The determination of whether a person acts under color of state law is typically a question of law. Neuens v. City of Columbus, 303 F.3d 667, 670 (6th Cir. 2002). Thus, the determination is properly made at the summary judgment stage.
Here, Lyons made several decisions that were perhaps improper. But the action at issue is the firing of his gun during the physical fight. The fight was private in nature, and there was no indication that Lyons was duty bound to act. Cf. McGuire v. City of Royal Oak, 295 F. App'x 736, 737 (6th Cir. 2008) (off-duty officer assisting in investigation); Stengel, 522 F.2d at 441 (off-duty officer obligated to stop altercation). The Court therefore looks to see whether Lyons invoked his authority to advance a purely private action.
He did not.

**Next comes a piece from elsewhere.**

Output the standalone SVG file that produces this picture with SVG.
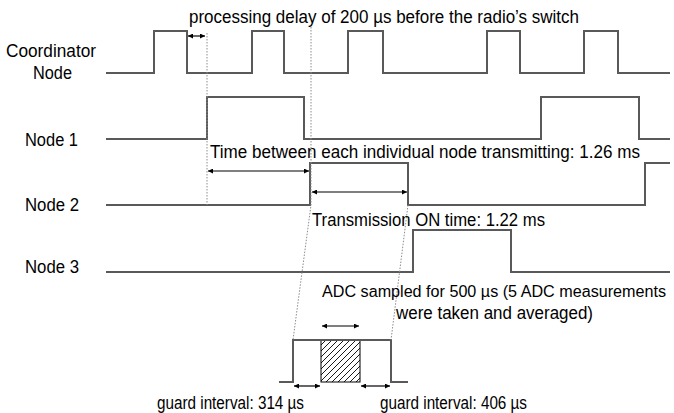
<svg xmlns="http://www.w3.org/2000/svg" width="674" height="413" viewBox="0 0 674 413">
<style>
text{font-family:"Liberation Sans",Arial,sans-serif;font-size:17.5px;fill:#000}
.sig{fill:none;stroke:#595959;stroke-width:2}
.dot{fill:none;stroke:#8c8c8c;stroke-width:1;stroke-dasharray:1.5,1.5}
.arr{fill:none;stroke:#000;stroke-width:1.2;marker-start:url(#ah);marker-end:url(#ah)}
</style>
<defs>
<marker id="ah" viewBox="0 0 10 10" refX="10" refY="5" markerWidth="5" markerHeight="5" orient="auto-start-reverse" markerUnits="userSpaceOnUse">
<path d="M0,0 L10,5 L0,10 z" fill="#000"/>
</marker>
<pattern id="hatch" patternUnits="userSpaceOnUse" width="6" height="6">
<path d="M0,6 L6,0 M-1,1 L1,-1 M5,7 L7,5" stroke="#000" stroke-width="0.9"/>
</pattern>
</defs>

<g id="labels">
<text x="6" y="57" textLength="90" lengthAdjust="spacingAndGlyphs">Coordinator</text>
<text x="33" y="79" textLength="39" lengthAdjust="spacingAndGlyphs">Node</text>
<text x="25" y="146" textLength="53" lengthAdjust="spacingAndGlyphs">Node 1</text>
<text x="25" y="211" textLength="54" lengthAdjust="spacingAndGlyphs">Node 2</text>
<text x="25" y="273" textLength="54" lengthAdjust="spacingAndGlyphs">Node 3</text>
</g>

<g id="coordinator">
<path class="sig" d="M106,73 H154 V31 H187 V73 H252 V31 H284 V73 H348 V31 H383 V73 H487 V31 H520 V73 H584 V31 H618 V73 H670"/>
</g>
<g id="node1">
<path class="sig" d="M106,139 H207 V97 H304 V139 H541 V97 H639 V139 H670"/>
</g>
<g id="node2">
<path class="sig" d="M106,205 H310 V163 H408 V205 H645 V163 H670"/>
</g>
<g id="node3">
<path class="sig" d="M106,272 H413 V230 H511 V272 H670"/>
</g>
<g id="adc-detail">
<rect x="321" y="340" width="39" height="42" fill="url(#hatch)" stroke="#000" stroke-width="1"/>
<path class="sig" d="M279,382 H293 V340 H391 V382 H408"/>
</g>

<g id="connectors">
<path class="dot" d="M207,33 V205"/>
<path class="dot" d="M311,27 V205 L293,340"/>
<path class="dot" d="M408,205 L391,340"/>
<path class="arr" d="M188,36 H205"/>
<path class="arr" d="M208,171 H309"/>
<path class="arr" d="M312,192 H407"/>
<path class="arr" d="M322,326 H359"/>
<path class="arr" d="M294,386 H320"/>
<path class="arr" d="M361,386 H390"/>
</g>

<g id="annotations">
<text x="189" y="23" textLength="390" lengthAdjust="spacingAndGlyphs">processing delay of 200 µs before the radio’s switch</text>
<text x="210" y="158" textLength="430" lengthAdjust="spacingAndGlyphs">Time between each individual node transmitting: 1.26 ms</text>
<text x="312" y="226" textLength="233" lengthAdjust="spacingAndGlyphs">Transmission ON time: 1.22 ms</text>
<text x="322" y="297" style="font-size:16px" textLength="344" lengthAdjust="spacingAndGlyphs">ADC sampled for 500 µs (5 ADC measurements</text>
<text x="396" y="319" textLength="197" lengthAdjust="spacingAndGlyphs">were taken and averaged)</text>
<text x="157" y="409" textLength="147" lengthAdjust="spacingAndGlyphs">guard interval: 314 µs</text>
<text x="380" y="409" textLength="147" lengthAdjust="spacingAndGlyphs">guard interval: 406 µs</text>
</g>
</svg>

Manifestations of official authority include flashing a badge, identifying oneself as a police officer, or placing an individual under arrest. Memphis, Tenn. Area Local, Am. Postal Workers Union, AFL-CIO v. City of Memphis, 361 F.3d 898, 903 (6th Cir. 2004). In Plaintiff's favor, Lyons identified himself as an off-duty police officer either at the onset of the altercation or shortly after it started. ECF 22-3, PgID 552, 26:14-22. Lyons then continued to identify himself as a police officer as the fight escalated, ECF 19- 6, PgID 169, 26:2-3, and he even thought he was acting as a police officer, ECF 22-3, PgID 552, 27:14-16.
Lyons's thoughts about whether he was acting as a police officer are insufficient to decide the question because the Court cannot blindly accept legal conclusions. See Neuens, 303 F.3d at 671 (holding that a Court must perform an independent review of whether a party acted under color of state law). --------
But overall, the nature of Lyons's actions were not an expression of his authority as an officer. Stengel, 522 F.2d at 440 (holding that "the nature of the act performed" is controlling) (quotation omitted). Instead, he acted like any other patron at a comedy show might have in a similar circumstance. See Sanchez v. Crump, 184 F. Supp. 2d 649, 656 (E.D. Mich. 2002) (Officer was not acting under color of state law when his actions were "the functional equivalent of any private citizen"). He wore plain clothes, in a public place, while carrying a personal firearm that anybody could buy. He was then confrontational, got in a fight that escalated too far, and fired his gun. None of those actions stemmed from Lyons's position as a police officer. Although Lyons identified himself as an officer, he did so to diffuse the situation—not to justify, advance, or effectuate the firing of his gun. ECF 22-3, PgID 552, 26:23-27:5. Given those facts, Lyons's actions were not carried out under the color of state law. See Hudson v. Maxey, 856 F. Supp. 1223, 1228 (E.D. Mich. 1994) (holding that a "private matter of domestic violence does not rise to the level of constitutional deprivation" when an off-duty officer identifies himself, attempts an arrest, and uses his personal gun).
Because Lyons did not act under color of state law, Plaintiff cannot sustain her federal claims under 42 U.S.C. § 1983. With no federal claims remaining, the Court may decline to exercise supplemental jurisdiction over Plaintiff's remaining state claims. 28 U.S.C. § 1367(c)(3). In the interest of justice, judicial economy, and comity to state courts, the Court declines to exercise its jurisdiction. See United Mine Workers of America v. Gibbs, 383 U.S. 715, 726-27 (1966).
ORDER
WHEREFORE, it is hereby ORDERED that Defendants' Motion for Summary Judgment [19] is GRANTED IN PART AND DENIED IN PART. Defendants are entitled to judgment on Counts I and III.
IT IS FURTHER ORDERED that Plaintiff's remaining counts are DISMISSED WITHOUT PREJUDICE.
This is a final order that closes the case.
SO ORDERED.
s/ Stephen J. Murphy, III
STEPHEN J. MURPHY, III
United States District Judge Dated: May 30, 2018 I hereby certify that a copy of the foregoing document was served upon the parties and/or counsel of record on May 30, 2018, by electronic and/or ordinary mail.